“Real” Jobs for Children Increase Independence

By: Joan Morgenstern

Parents have several important responsibilities among them; to protect children and keep them safe and to help children grow and become independent.  As Hodding Carter noted, “There are two lasting bequests we can give our children, one is roots, and the other is wings.”

While it comes naturally for parents to keep their children out of harms way, promoting children’s independence can be a more daunting task.  We can encourage independence, self-reliance and promote positive self – esteem in young children by involving them in household tasks.  This helps children make valuable contributions to family life.

Involving children in household chores:

  • Increases family togetherness
  • Helps children acquire new skills and gain new masteries that promote healthy self-esteem.
  • Enables children to experience first-hand what it means to be a family “producer” rather than simply a family “consumer.”
  • Helps children learn from an early age that real work is fun and rewarding.
  • Nurtures young children’s natural desire to feel useful and/or helpful.
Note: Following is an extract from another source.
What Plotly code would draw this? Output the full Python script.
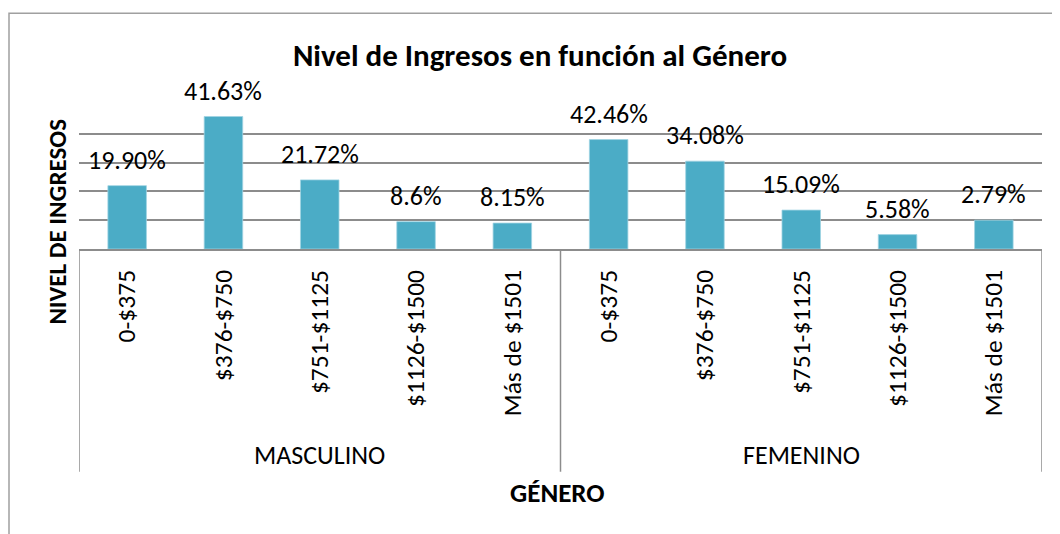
import plotly.graph_objects as go

# ---- data ----
genders = ["MASCULINO", "FEMENINO"]
ranges = ["0-$375", "$376-$750", "$751-$1125", "$1126-$1500", "Más de $1501"]
masculino_values = [44, 92, 48, 19, 18]
femenino_values = [76, 61, 27, 10, 20]
masculino_labels = ["19.90%", "41.63%", "21.72%", "8.6%", "8.15%"]
femenino_labels = ["42.46%", "34.08%", "15.09%", "5.58%", "2.79%"]

title_text = "Nivel de Ingresos en función al Género"
x_title = "GÉNERO"
y_title = "NIVEL DE INGRESOS"

# ---- build categories ----
cats, vals, labs, ticktext = [], [], [], []
for g, v_list, l_list in [(genders[0], masculino_values, masculino_labels),
                          (genders[1], femenino_values, femenino_labels)]:
    for r, v, l in zip(ranges, v_list, l_list):
        cats.append(f"{g}|{r}")
        vals.append(v)
        labs.append(l)
        ticktext.append(r)

FONT = "Carlito, Lato, sans-serif"
BAR = "#4BACC6"
GRID = "#8C8C8C"

# the page body has an 8px margin, so the figure is drawn 8px smaller
OFF = 8
W, H = 1060 - OFF, 534 - OFF
ML = 79 - OFF
MT = 105 - OFF
MR = 1060 - 1042
MB = 534 - 249.5
PW, PH = W - ML - MR, H - MT - MB


def px_to_paper_x(px):
    """reference screen pixel -> paper x"""
    return (px - OFF - ML) / PW


def px_to_paper_y(py):
    """reference screen pixel -> paper y"""
    return (H - MB - (py - OFF)) / PH


fig = go.Figure()
fig.add_trace(go.Bar(
    x=cats, y=vals,
    marker=dict(color=BAR, line=dict(color="#9fd3e2", width=0.8)),
    hoverinfo="skip",
))

annotations = []
for c, v, l in zip(cats, vals, labs):
    annotations.append(dict(
        x=c, y=v, xref="x", yref="y", text=l, showarrow=False,
        yanchor="middle", xanchor="center", yshift=26,
        font=dict(family=FONT, size=26, color="#000000"),
    ))

n = len(ranges)
# group labels
for i, g in enumerate(genders):
    annotations.append(dict(
        x=i * n + (n - 1) / 2, y=px_to_paper_y(456), xref="x", yref="paper",
        text=g, showarrow=False, xanchor="center", yanchor="middle",
        font=dict(family=FONT, size=26, color="#000000"),
    ))
# axis titles
annotations.append(dict(
    x=px_to_paper_x(557), y=px_to_paper_y(494), xref="paper", yref="paper",
    text=f"<b>{x_title}</b>", showarrow=False, xanchor="center", yanchor="middle",
    font=dict(family=FONT, size=27, color="#000000"),
))
annotations.append(dict(
    x=px_to_paper_x(58), y=px_to_paper_y(222), xref="paper", yref="paper",
    text=f"<b>{y_title}</b>", showarrow=False, xanchor="center", yanchor="middle",
    textangle=-90,
    font=dict(family=FONT, size=25, color="#000000"),
))

shapes = []
# dividers of the category axis
for xd in [-0.5, n - 0.5, 2 * n - 0.5]:
    shapes.append(dict(
        type="line", xref="x", yref="paper", x0=xd, x1=xd,
        y0=0, y1=px_to_paper_y(473), line=dict(color=GRID, width=1.5),
    ))
# chart frame
shapes.append(dict(
    type="rect", xref="paper", yref="paper",
    x0=px_to_paper_x(9), x1=px_to_paper_x(1080),
    y0=px_to_paper_y(560), y1=px_to_paper_y(13),
    line=dict(color="#A0A0A0", width=1.5), fillcolor="rgba(0,0,0,0)", layer="below",
))

fig.update_layout(
    width=W, height=H,
    margin=dict(l=ML, r=MR, t=MT, b=MB, pad=0),
    paper_bgcolor="white", plot_bgcolor="white",
    showlegend=False,
    bargap=0.6,
    title=dict(
        text=f"<b>{title_text}</b>", xref="container", yref="container",
        x=(540 - OFF) / W, y=1 - (55 - OFF) / H, xanchor="center", yanchor="middle",
        font=dict(family=FONT, size=31, color="#000000"),
    ),
    xaxis=dict(
        type="category", categoryorder="array", categoryarray=cats,
        tickmode="array", tickvals=cats, ticktext=ticktext,
        tickangle=-90, ticks="", showgrid=False,
        showline=True, linecolor=GRID, linewidth=1.5,
        ticklabelstandoff=9,
        tickfont=dict(family=FONT, size=25.5, color="#000000"),
        range=[-0.5, 2 * n - 0.5],
    ),
    yaxis=dict(
        range=[0, 100], dtick=20, showticklabels=False, ticks="",
        showgrid=True, gridcolor=GRID, gridwidth=1.5,
        zeroline=False, showline=False,
    ),
    annotations=annotations,
    shapes=shapes,
)

fig.write_html("out.html")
When encouraging young children to participate in “real” work efforts, chores should always be developmentally appropriate and adapted to a youngster’s interests and abilities.  The following suggestions can serve as a helpful guideline.

  • Notice what adult behaviors children are imitating, especially those related to adult tasks.
  • Always involve children in deciding what tasks they would like to do; greater input typically equates to greater buy-in!
  • Help children learn how to do a given task before they attempt it on their own.
  • Divide larger jobs into smaller and more manageable parts.  For example, when sorting laundry, first have your child pick out all the socks and then introduce the idea of finding matching pairs.
  • Encourage and reinforce children’s efforts.  While their standards may not be the same as an adult’s, resist redoing a task a child has already completed.
  • Avoid communicating that tasks are boring and need to be endured.  Children have a propensity for mimicking adult behavior and manifesting adult attitudes.
  • Acknowledge children’s accomplishments with very specific praise.  For example, “Setting the table allowed us to sit down and eat together as soon as dinner was ready; that was helpful, thank you!”

Children want to be a part of the adult world just as much as they want adults to share their world.  If children are encouraged to contribute their efforts in accomplishing appropriate tasks at home, the lives of both parents and children become enriched.